Lesson: AI lacked awareness of service mesh overlays, sidecar ports, and webhook dependencies. Humans debugged it with painful trial and error.

Horizontal Pod Autoscaler Confusion

An AI agent adjusted the HPA config based on high CPU usage. However, it missed:

A burst job that spiked usage temporarily
The fact that downstream services had no autoscaling
Rate-limiting at the ingress

Result:Scaling upstream caused queuing and backpressure downstream, resulting in cascading failures.
Lesson:The AI didn’t understand the full flow of data and dependencies between services. A human would’ve known that scaling upstream alone wasn’t the answer.

AI Fixes CrashLoopBackOff by… Removing Readiness Probes

In an attempt to “improve pod availability,” an AI agent modified the readiness probe logic on a frequently restarting pod to give it more startup time.

Result:The app was exposed to traffic while still initializing, returning 500s and breaking session flows.
Lesson: Human SREs know why we gate traffic behind readiness. The AI saw a fix—it didn’t understand why the probe existed.

🧠 Why Domain Knowledge Still Wins 🧠

Operating infrastructure is as much about judgment as it is about automation.

AI doesn’t understand:

App criticality
Business context
Business SLAs
Architectural intent
Tribal context: why we built it “that way”

This tribal knowledge—accumulated through incidents, design reviews, code archaeology—is what allows humans to make the right decisions under pressure. AI can’t infer intent from YAML.Humans can.

✅ Where AI Can Help ✅

We don’t need AI to act like a senior engineer.

We need it to act like a junior one —an assistant that helps us see patterns, surface insights, and automate repetitive tasks.

Flag anomalies and regressions
Correlate logs, events, and metrics across clusters
Suggest remediations with clear audit trails
Detect anti-patterns in resource configurations
Generate actionable alerts, not noise

Example: “This pod is crashing due to an EnvVar misconfiguration introduced in the last commit. Here’s the diff and log trace.”

That’s useful. That saves time. That earns trust.
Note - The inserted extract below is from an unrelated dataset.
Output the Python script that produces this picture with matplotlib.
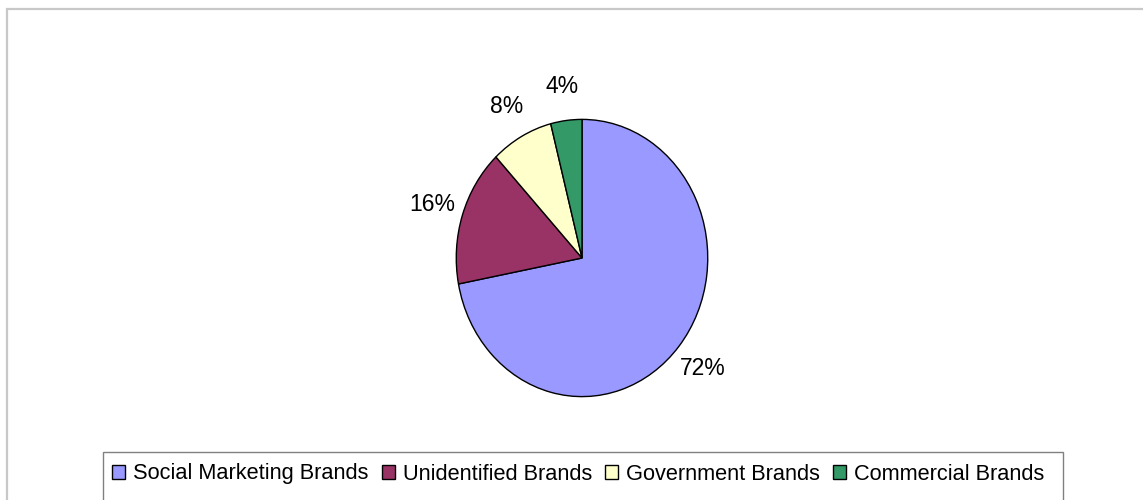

Advice for AI Infra Frameworks

Passive before active: Let humans review and approve.
Explain actions: Show logs, metrics, commit links
Org-specific guardrails Let teams define what “safe” means in their context.
Environment-aware learning No generic advice—learn from the real patterns in that environment.

🌱 Final Thoughts: Use AI to Assist, Not Override 🌱

AI shouldn’t be your infra pilot. It should be your co-pilot with a learner’s permit.

Kubernetes is complex not just because of YAML or CRDs—but because it sits at the intersection of systems engineering, networking, security, and application design. An AI agent won’t replace seasoned DevOps engineers anytime soon. But if used right, it can free them from toil, catch blind spots, and shorten time-to-insight when things go wrong. Let AI agents watch the cluster, surface intelligent suggestions, and learn from human feedback. Because at the end of the day, production reliability isn’t just about fixing issues fast—it’s about understanding the cost of being wrong.